We are grateful that your concerns have been addressed, and we sincerely appreciate your constructive feedback throughout the review process. We will carefully revise the manuscript to incorporate the corresponding suggestions provided in your review.

Thanks again for your time and thoughtful comments!

Kind regards,

Paper6763 Authors

最终决定

This paper studies the problem of offline RL with diffusion-model-based algorithms, where a diffusion model is learned for the behavior policy and guided by an energy function derived from the Q-function. A key challenge is that the theoretically optimal guidance signal—the intermediate energy—is defined by an intractable log-expectation formulation. Motivated by the connection between guided diffusion sampling and constrained RL, the authors propose a more principled approach to estimating this intermediate energy term, which prior work has typically approximated or manually designed. Specifically, they linearize the Q-function via a first-order Taylor expansion and apply the moment-generating function of the Gaussian distribution to obtain an explicit and tractable estimation of the intermediate energy during diffusion sampling. This method, termed Analytic Energy-guided Policy Optimization (AEPO), bridges the gap between theory and practice. Empirically, AEPO demonstrates SoTA performance on most tasks in the D4RL benchmark, while maintaining computational efficiency comparable to existing approaches.
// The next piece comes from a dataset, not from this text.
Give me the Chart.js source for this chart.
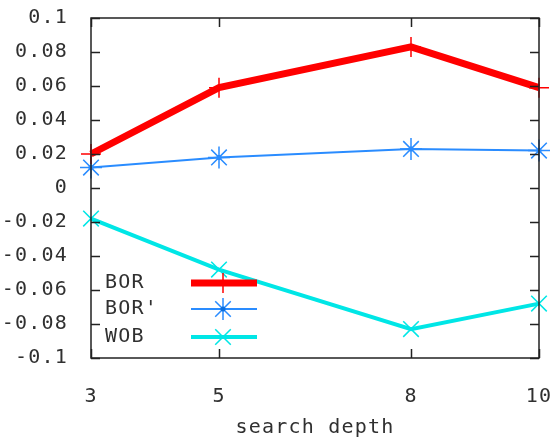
<!DOCTYPE html>
<html><head><meta charset="utf-8">
<script src="https://cdn.jsdelivr.net/npm/chart.js@4/dist/chart.umd.min.js"></script>
<style>html,body{margin:0;padding:0;background:#fff}#wrap{width:552px;height:437px}</style>
</head><body><div id="wrap"><canvas id="c" width="552" height="437"></canvas></div>
<script>
const depths = [3, 5, 8, 10];
const xTicks = [3, 5, 8, 10];
const borValues = [0.020, 0.059, 0.083, 0.059];
const borPrimeValues = [0.012, 0.018, 0.023, 0.022];
const wobValues = [-0.018, -0.048, -0.083, -0.068];
const seriesNames = ["BOR", "BOR'", "WOB"];
const xTitle = "search depth";

const FONT = "DejaVu Sans Mono";
const TXT = '#303030';
const pts = a => depths.map((d, i) => ({x: d, y: a[i]}));

const series = [
  {label: seriesNames[0], data: pts(borValues), borderColor: '#ff0000', backgroundColor: '#ff0000', clip: false,
   borderWidth: 7, pointStyle: 'cross', pointRadius: 10, pointBorderWidth: 1.5, pointBorderColor: '#ff0000'},
  {label: seriesNames[1], data: pts(borPrimeValues), borderColor: '#2a8cff', backgroundColor: '#2a8cff', clip: false,
   borderWidth: 2, pointStyle: 'star', pointRadius: 11, pointBorderWidth: 1.5, pointBorderColor: '#2a8cff'},
  {label: seriesNames[2], data: pts(wobValues), borderColor: '#00e6e6', backgroundColor: '#00e6e6', clip: false,
   borderWidth: 4, pointStyle: 'crossRot', pointRadius: 11, pointBorderWidth: 1.5, pointBorderColor: '#00e6e6'}
];
const dots = {label: 'dots', data: pts(borPrimeValues), showLine: false, pointStyle: 'circle', pointRadius: 2.5, clip: false,
  pointBackgroundColor: '#0a6fe0', pointBorderWidth: 0, borderWidth: 0};

const spacingPlugin = {
  id: 'spacing',
  beforeDraw(chart) { chart.ctx.letterSpacing = '1.2px'; }
};

const framePlugin = {
  id: 'frame',
  afterDatasetsDraw(chart) {
    const ctx = chart.ctx, a = chart.chartArea;
    const xs = chart.scales.x, ys = chart.scales.y;
    ctx.save();
    ctx.strokeStyle = '#222';
    ctx.lineWidth = 1.5;
    ctx.beginPath();
    ys.ticks.forEach(t => {
      const y = Math.round(ys.getPixelForValue(t.value)) + 0.5;
      ctx.moveTo(a.left, y); ctx.lineTo(a.left + 9, y);
      ctx.moveTo(a.right, y); ctx.lineTo(a.right - 9, y);
    });
    xs.ticks.forEach(t => {
      const x = Math.round(xs.getPixelForValue(t.value)) + 0.5;
      ctx.moveTo(x, a.bottom); ctx.lineTo(x, a.bottom - 9);
      ctx.moveTo(x, a.top); ctx.lineTo(x, a.top + 9);
    });
    ctx.stroke();
    ctx.strokeRect(a.left, a.top, a.right - a.left, a.bottom - a.top);
    // legend
    const rows = [283, 309, 337];
    ctx.font = '20px "' + FONT + '"';
    ctx.textBaseline = 'middle';
    ctx.textAlign = 'left';
    series.forEach((ds, i) => {
      const y = rows[i];
      ctx.fillStyle = TXT;
      ctx.fillText(ds.label, 105, y);
      ctx.strokeStyle = ds.borderColor;
      ctx.lineWidth = ds.borderWidth;
      ctx.beginPath(); ctx.moveTo(191, y); ctx.lineTo(257, y); ctx.stroke();
      ctx.lineWidth = ds.pointBorderWidth;
      Chart.helpers.drawPoint(ctx, {pointStyle: ds.pointStyle, radius: ds.pointRadius, borderWidth: ds.pointBorderWidth, rotation: 0}, 223, y);
      if (i === 1) { ctx.fillStyle = '#0a6fe0'; ctx.beginPath(); ctx.arc(223, y, 2.5, 0, Math.PI * 2); ctx.fill(); }
    });
    ctx.restore();
  }
};

new Chart(document.getElementById('c'), {
  type: 'line',
  data: {datasets: [...series, dots]},
  options: {
    responsive: false, animation: false,
    layout: {padding: {left: 0, right: 13, top: 18, bottom: 0}},
    plugins: {legend: {display: false}, tooltip: {enabled: false}},
    scales: {
      x: {type: 'linear', min: 3, max: 10,
        afterBuildTicks: s => { s.ticks = xTicks.map(v => ({value: v})); },
        afterFit: s => { s.height = 79; s.paddingLeft = 0; s.paddingRight = 0; },
        grid: {display: false}, border: {display: false},
        ticks: {color: TXT, font: {family: FONT, size: 20}, padding: 19, maxRotation: 0, autoSkip: false},
        title: {display: true, text: xTitle, color: TXT, font: {family: FONT, size: 20}, padding: {top: 0, bottom: -3}}
      },
      y: {min: -0.1, max: 0.1,
        afterFit: s => { s.width = 91; s.paddingTop = 0; s.paddingBottom = 0; },
        grid: {display: false}, border: {display: false},
        ticks: {stepSize: 0.02, color: TXT, font: {family: FONT, size: 20}, padding: 15,
          callback: v => { const r = Math.round(v * 100) / 100; return r === 0 ? '0' : String(r); }}
      }
    }
  },
  plugins: [spacingPlugin, framePlugin]
});
</script></body></html>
All reviewers have recognized the technical contribution to be important. The rebuttal further strengthened the submission by (1) clarifying the validity of the Taylor approximation through the smoothness of the SiLU activation, which ensures bounded errors, and (2) demonstrating robustness to the rescaled guidance parameter. These clarifications have addressed serveral reviewer's critical concerns regarding both the theoretical foundation and the practical impact of the method. Overall, the paper makes a principled, technically solid, and well-validated contribution.